In this model, the emissions signal is clear, timely, and integrated directly into the commercial process. It isn't a separate "sustainability review" tacked on at the end. It's a core part of the decision, just like lead time or payment terms. The conversation with suppliers also changes. It moves from a compliance exercise of filling out surveys to a commercial partnership focused on innovation and decarbonisation.

For example, a large consumer goods company identified that a significant portion of its packaging emissions came from a handful of plastic resin suppliers. Instead of sending another survey, the procurement team engaged the top three directly. They co-hosted a workshop on circular materials and offered preferential terms for any supplier who could pilot a grade with 30% recycled content. This collaborative approach turned a reporting burden into a commercial opportunity, leading to a measurable reduction and a more resilient supply chain.

A Practical Playbook for Action

Moving from reporting to reduction doesn't require a corporate overhaul. It requires focus and a pragmatic, step-by-step approach.

First, you must prioritise ruthlessly. Use your emissions data to find the 80/20-the small number of procurement categories and suppliers driving the majority of your impact. Don't try to engage every supplier on every purchase. This is where good tools are invaluable, as they can surface these hotspots in days, not months, saving your team from drowning in analysis.

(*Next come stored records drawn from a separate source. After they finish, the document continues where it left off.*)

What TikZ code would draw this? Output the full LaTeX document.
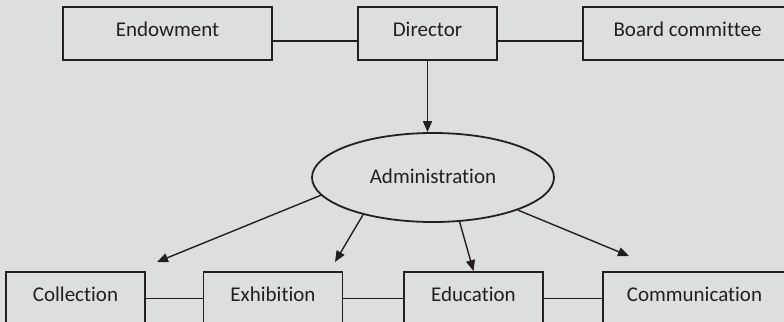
\documentclass[tikz,border=0pt]{standalone}
\usepackage{fontspec}
\setmainfont{Carlito}[Ligatures = {NoCommon, NoContextual}]
\usetikzlibrary{shapes.geometric,arrows.meta}
\definecolor{bggray}{RGB}{221,222,224}
\definecolor{inkgray}{RGB}{35,31,32}
\begin{document}
\begin{tikzpicture}[x=0.5pt, y=-0.5pt, font=\fontsize{10.5}{12}\selectfont, color=inkgray]
        \tikzstyle{org_box}   = [shape = rectangle, draw = inkgray, line width = 0.9pt, inner sep = 0pt,
                                 minimum height = 26.5pt, text height = 14.5pt, text depth = 12pt, minimum width = 69.5pt]
        \tikzstyle{org_wide}  = [org_box, minimum width = 104.5pt]
        \tikzstyle{org_admin} = [shape = ellipse, draw = inkgray, line width = 0.9pt, inner sep = 0pt,
                                 minimum width = 121pt, minimum height = 44.5pt]
        \tikzstyle{org_link}  = [draw = inkgray, line width = 0.7pt]
        \tikzstyle{org_arrow} = [org_link, -{Triangle[length = 5.5pt, width = 4.5pt]}]

        \path[use as bounding box, fill = bggray] (0, 0) rectangle (784, 322);

        % top row
        \node[org_wide] at (167.5,  33.5) (endow) {Endowment};
        \node[org_box]  at (427.5,  33.5) (dir)   {Director};
        \node[org_wide] at (687.5,  33.5) (board) {Board committee};

        % administration
        \node[org_admin, label = {[anchor = base, yshift = 0.75pt]center:Administration}]
                        at (433.0, 177.5) (admin) {};

        % bottom row
        \node[org_box]  at ( 75.5, 298.5) (coll)  {Collection};
        \node[org_box]  at (273.0, 298.5) (exhib) {Exhibition};
        \node[org_box]  at (473.5, 298.5) (educ)  {Education};
        \node[org_box, minimum width = 91.5pt]
                        at (694.5, 298.5) (comm)  {Communication};

        \coordinate (t_coll)  at (157, 262);
        \coordinate (t_exhib) at (335, 262);
        \coordinate (t_comm)  at (629, 256);

        \draw[org_link]
          ([yshift = -3.75pt]endow.east) -- ([yshift = -3.75pt]dir.west)
          ([yshift = -3.75pt]dir.east)   -- ([yshift = -3.75pt]board.west)
          (coll)  -- (exhib)
          (exhib) -- (educ)
          (educ)  -- (comm)
        ;

        \path
          (dir.south) edge[org_arrow] (dir.south |- admin.north)
          (admin.189) edge[org_arrow] (t_coll)
          (admin.208) edge[org_arrow] (t_exhib)
          (admin.301) edge[org_arrow] (educ.north)
          (admin.339) edge[org_arrow] (t_comm)
        ;
      \end{tikzpicture}
\end{document}
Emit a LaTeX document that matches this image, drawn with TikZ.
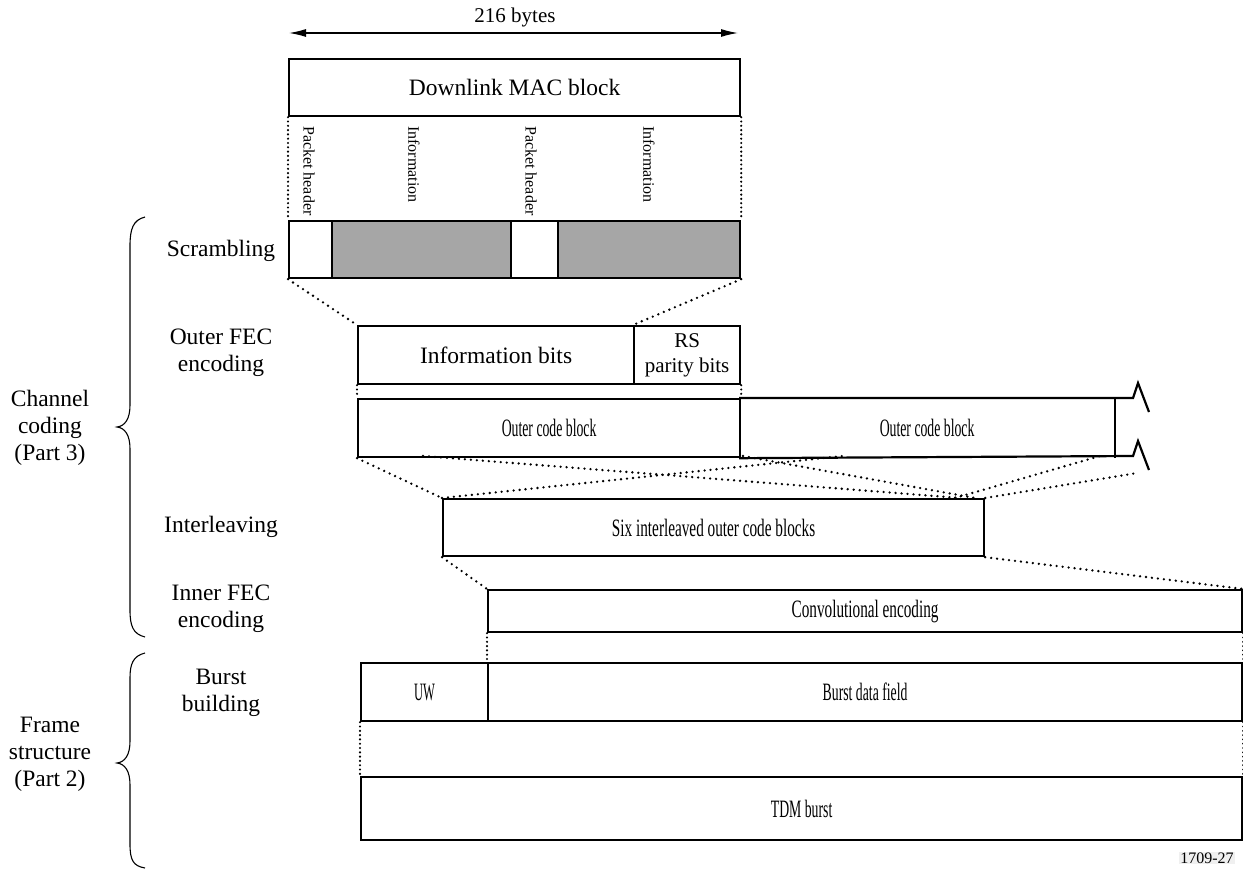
\documentclass[tikz,border=0pt]{standalone}
\usepackage{fontspec}
\setmainfont{Liberation Serif}
\usetikzlibrary{arrows.meta}
\definecolor{scrgrey}{HTML}{A6A6A6}
\begin{document}
\begin{tikzpicture}[x=1pt,y=-1pt,
  box/.style={draw, line width=2.2pt, inner sep=0pt, anchor=north west,
    font=\fontsize{23.5}{27}\selectfont},
  nfont/.style={font=\fontsize{25}{28}\selectfont},
  dotline/.style={line width=2.6pt, dash pattern=on 0pt off 6pt, line cap=round},
  dotv/.style={line width=2.4pt, dash pattern=on 0pt off 4.3pt, line cap=round},
  lbl/.style={align=center, inner sep=0pt, font=\fontsize{23.5}{27}\selectfont},
  vlbl/.style={rotate=-90, anchor=west, inner sep=0pt, font=\fontsize{16}{18}\selectfont},
  bracepath/.style={line width=1.1pt}]
\useasboundingbox (0,0) rectangle (1243,869);

% 216 bytes
\coordinate (al) at (289,33);
\coordinate (ar) at (738,33);
\draw[line width=1.3pt, {Latex[length=17pt,width=8pt]}-{Latex[length=17pt,width=8pt]}] (al) -- (ar);
\node[lbl, font=\fontsize{21}{24}\selectfont] (bytes) at (515,17) {216 bytes};

% MAC block
\node[box, minimum width=451pt, minimum height=57pt] (mac) at (288,58) {Downlink MAC block};

% rotated labels
\node[vlbl] (ph1) at (309,126) {Packet header};
\node[vlbl] (in1) at (414,126) {Information};
\node[vlbl] (ph2) at (531,126) {Packet header};
\node[vlbl] (in2) at (649,126) {Information};

% scrambling row
\node[box, minimum width=43pt, minimum height=57pt] (s1) at (288,220) {};
\node[box, fill=scrgrey, minimum width=179pt, minimum height=57pt] (s2) at (331,220) {};
\node[box, minimum width=47pt, minimum height=57pt] (s3) at (510,220) {};
\node[box, fill=scrgrey, minimum width=182pt, minimum height=57pt] (s4) at (557,220) {};

% outer FEC
\node[box, minimum width=276pt, minimum height=58pt] (info) at (357,325) {Information bits};
\node[box, minimum width=106pt, minimum height=58pt, align=center,
  font=\fontsize{21}{25}\selectfont] (rs) at (633,325) {RS\\parity bits};

% outer code blocks
\node[box, nfont, minimum width=382pt, minimum height=58pt] (ocb1) at (357,398) {\scalebox{0.55}[1]{Outer code block}};
\node[box, nfont, draw=none, minimum width=374pt, minimum height=58pt] (ocb2) at (739,398) {\scalebox{0.55}[1]{Outer code block}};
\coordinate (zt) at (1133,398);
\coordinate (zb) at (1133,456);
\draw[line width=2.2pt] (ocb2.north west) -- (zt) -- ++(5,-15) -- ++(11,29);
\draw[line width=2.2pt] (ocb2.south west) -- (zb) -- ++(5,-15) -- ++(11,29);
\draw[line width=1.6pt] (ocb2.north east) -- (ocb2.south east);

% interleaving
\node[box, nfont, minimum width=541pt, minimum height=57pt] (il) at (442,498) {\scalebox{0.61}[1]{Six interleaved outer code blocks}};

% convolutional
\node[box, nfont, minimum width=754pt, minimum height=42pt] (conv) at (487,589) {\scalebox{0.61}[1]{Convolutional encoding}};

% burst
\node[box, nfont, minimum width=127pt, minimum height=58pt] (uw) at (360,662) {\scalebox{0.5}[1]{UW}};
\node[box, nfont, minimum width=754pt, minimum height=58pt] (bdf) at (487,662) {\scalebox{0.55}[1]{Burst data field}};

% TDM
\node[box, nfont, minimum width=881pt, minimum height=63pt] (tdm) at (360,776) {\scalebox{0.55}[1]{TDM burst}};

% dotted connectors
\draw[dotv] (mac.south west) -- (s1.north west);
\draw[dotv] (mac.south east) -- (s4.north east);
\draw[dotline] (s1.south west) -- (info.north west);
\draw[dotline] (s4.south east) -- (rs.north west);
\draw[dotv] (info.south west) -- (ocb1.north west);
\draw[dotv] (rs.south east) -- (ocb1.north east);

\coordinate (a1) at (423,456);
\coordinate (a2) at (843,456);
\coordinate (a3) at (743,456);
\coordinate (a4) at (1100,456);
\coordinate (a5) at (1137,473);
\coordinate (b1) at (960,498);
\coordinate (b2) at (975,498);
\coordinate (b3) at (955,498);
\draw[dotline] (ocb1.south west) -- (il.north west);
\draw[dotline] (il.north west) -- (a2);
\draw[dotline] (a1) -- (b1);
\draw[dotline] (a3) -- (b2);
\draw[dotline] (b3) -- (a4);
\draw[dotline] (il.north east) -- (a5);

\draw[dotline] (il.south west) -- (conv.north west);
\draw[dotline] (il.south east) -- (conv.north east);
\draw[dotv] (conv.south west) -- (bdf.north west);
\draw[dotv] (conv.south east) -- (bdf.north east);
\draw[dotv] (uw.south west) -- (tdm.north west);
\draw[dotv] (bdf.south east) -- (tdm.north east);

% step labels
\node[lbl] (lscr) at (221,251) {Scrambling};
\node[lbl] (lofec) at (221,353) {Outer FEC\\encoding};
\node[lbl] (lint) at (221,527) {Interleaving};
\node[lbl] (lifec) at (221,609) {Inner FEC\\encoding};
\node[lbl] (lbb) at (221,693) {Burst\\building};

% group labels
\node[lbl] (lcc) at (50,428) {Channel\\coding\\(Part 3)};
\node[lbl] (lfs) at (50,754) {Frame\\structure\\(Part 2)};

% braces
\draw[bracepath] (145,217) .. controls (133,220) and (130,229) .. (130,246) -- (130,405)
  .. controls (130,419) and (125,426) .. (117,427)
  .. controls (125,428) and (130,435) .. (130,449) -- (130,610)
  .. controls (130,626) and (133,634) .. (145,637);
\draw[bracepath] (145,653) .. controls (133,656) and (130,664) .. (130,678) -- (130,741)
  .. controls (130,755) and (125,762) .. (117,763)
  .. controls (125,764) and (130,771) .. (130,785) -- (130,844)
  .. controls (130,860) and (133,866) .. (145,868);

% figure number
\node[fill=gray!12, inner sep=1pt, font=\fontsize{16}{18}\selectfont] (fig) at (1207,858) {1709-27};
\end{tikzpicture}
\end{document}
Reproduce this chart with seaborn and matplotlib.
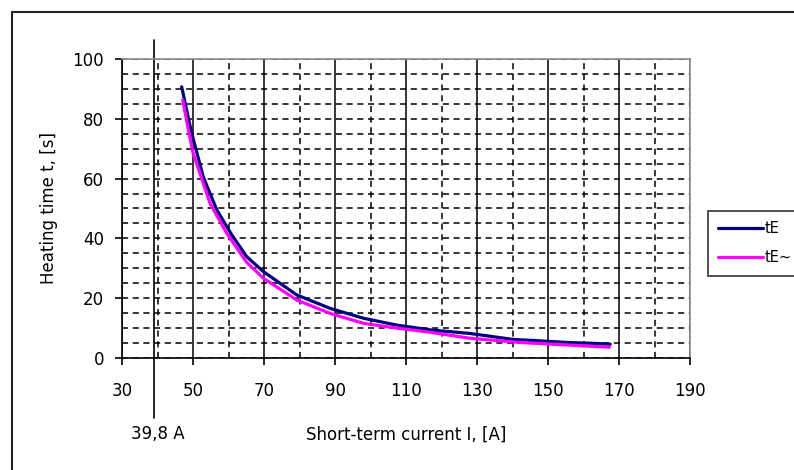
import numpy as np
import pandas as pd
import matplotlib.pyplot as plt
import seaborn as sns
from matplotlib.ticker import FixedLocator
from matplotlib.lines import Line2D

sns.set_style("white")
plt.rcParams['font.family'] = ['DejaVu Sans']
plt.rcParams['text.color'] = 'black'
plt.rcParams['axes.labelcolor'] = 'black'
plt.rcParams['xtick.color'] = 'black'
plt.rcParams['ytick.color'] = 'black'

# values
current_te = [46.8, 49.2, 50.0, 52.9, 56.7, 60.8, 65.1, 69.8, 79.2, 88.6, 98.0,
              107.4, 116.8, 128.0, 140.2, 146.8, 155.3, 162.8, 167.5]
time_te = [90.7, 77.4, 73.5, 60.5, 49.5, 41.4, 33.9, 28.9, 21.1, 16.6, 13.3,
           11.0, 9.4, 8.2, 6.2, 5.8, 5.2, 4.9, 4.6]
current_te2 = [47.1, 48.7, 50.0, 54.8, 59.5, 65.1, 69.8, 79.2, 88.6, 98.0,
               107.4, 116.8, 128.0, 142.0, 156.2, 167.3]
time_te2 = [86.3, 76.3, 68.6, 51.7, 41.7, 32.0, 26.7, 19.4, 14.9, 11.6,
            10.0, 8.6, 6.6, 5.2, 4.3, 3.6]
series_names = ['tE', 'tE~']
series_colors = ['#000080', '#FF00FF']
x_ticks = [30, 50, 70, 90, 110, 130, 150, 170, 190]
y_ticks = [0, 20, 40, 60, 80, 100]
limit_x = 38.9
limit_label = '39,8 A'

df = pd.concat([
    pd.DataFrame({'I': current_te, 't': time_te, 'series': series_names[0]}),
    pd.DataFrame({'I': current_te2, 't': time_te2, 'series': series_names[1]}),
])

fig = plt.figure(figsize=(7.94, 4.70), dpi=100)
ax = fig.add_axes([0.1537, 0.2383, 0.7154, 0.6362])

# grid
ax.set_xticks(x_ticks)
ax.set_yticks(y_ticks)
ax.xaxis.set_minor_locator(FixedLocator(np.arange(40, 190, 20)))
ax.yaxis.set_minor_locator(FixedLocator(np.arange(5, 100, 5)))
ax.xaxis.grid(True, which='major', color='black', lw=1.1, ls='-')
ax.xaxis.grid(True, which='minor', color='black', lw=1.1, ls=(0, (4.0, 3.0)))
ax.yaxis.grid(True, which='both', color='black', lw=1.1, ls=(0, (4.0, 3.0)))
ax.set_axisbelow(True)

pal = dict(zip(series_names, series_colors))
sns.lineplot(data=df, x='I', y='t', hue='series', palette=pal, lw=2.3,
             sort=False, legend=False, ax=ax)

ax.set_xlim(30, 190)
ax.set_ylim(0, 100)

for s in ['left', 'bottom']:
    ax.spines[s].set_color('black')
    ax.spines[s].set_linewidth(1.2)
for s in ['top', 'right']:
    ax.spines[s].set_color('#8c8c8c')
    ax.spines[s].set_linewidth(1.2)

ax.tick_params(which='major', direction='out', length=5, width=1.2, color='black',
               labelsize=12, bottom=True, left=True)
ax.tick_params(which='minor', length=0)
ax.tick_params(axis='x', pad=12)
ax.tick_params(axis='y', pad=8)

ax.set_xlabel('Short-term current I, [A]', fontsize=12, labelpad=19)
ax.set_ylabel('Heating time t, [s]', fontsize=12, labelpad=10)

# limit current marker
ax.axvline(limit_x, ymin=-0.20, ymax=1.064, color='black', lw=1.2, clip_on=False)
ax.text(40.0, -0.254, limit_label, transform=ax.get_xaxis_transform(),
        ha='center', va='center', fontsize=12)

# legend
handles = [Line2D([], [], color=c, lw=2.3) for c in series_colors]
leg = fig.legend(handles, series_names, loc='center left',
                 bbox_to_anchor=(708 / 794, 1 - 243 / 470), fontsize=10.5,
                 frameon=True, fancybox=False, edgecolor='black',
                 handlelength=3.1, handletextpad=0.1, borderpad=0.7,
                 labelspacing=1.0, borderaxespad=0)
leg.get_frame().set_linewidth(1.2)

# outer chart frame
fig.add_artist(Line2D([12 / 794, 12 / 794], [0, 1 - 12 / 470], color='#222222',
                      lw=1.5, transform=fig.transFigure))
fig.add_artist(Line2D([12 / 794, 1], [1 - 12 / 470, 1 - 12 / 470], color='#222222',
                      lw=1.5, transform=fig.transFigure))

fig.savefig('out.png', dpi=100)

Second, translate your emissions data into a simple "procurement signal." This could be a red-amber-green rating, a supplier scorecard, or a benchmark against the category average. The key is to make it simple enough for a busy buyer to understand and use during a tender. It has to fit on one page.

Finally, equip your procurement team, don't just mandate change. Give them the data, the talking points, and the commercial framing. Help them understand that procuring low-carbon goods is not just about climate, but about innovation, risk management, and building stronger, long-term supplier partnerships.

Your Best First Step This Quarter

Forget about boiling the ocean. The single most effective step you can take is to pick one procurement category and one category manager. Your goal for the next 90 days is to work with them to integrate a simple emissions metric into their very next sourcing event.

Make it a pilot. Learn from the process. See what suppliers say. Prove that it can be done without disrupting the business. This single, focused action will do more to build momentum for your decarbonisation programme than a dozen new reports. It makes the ambition real, one purchase order at a time.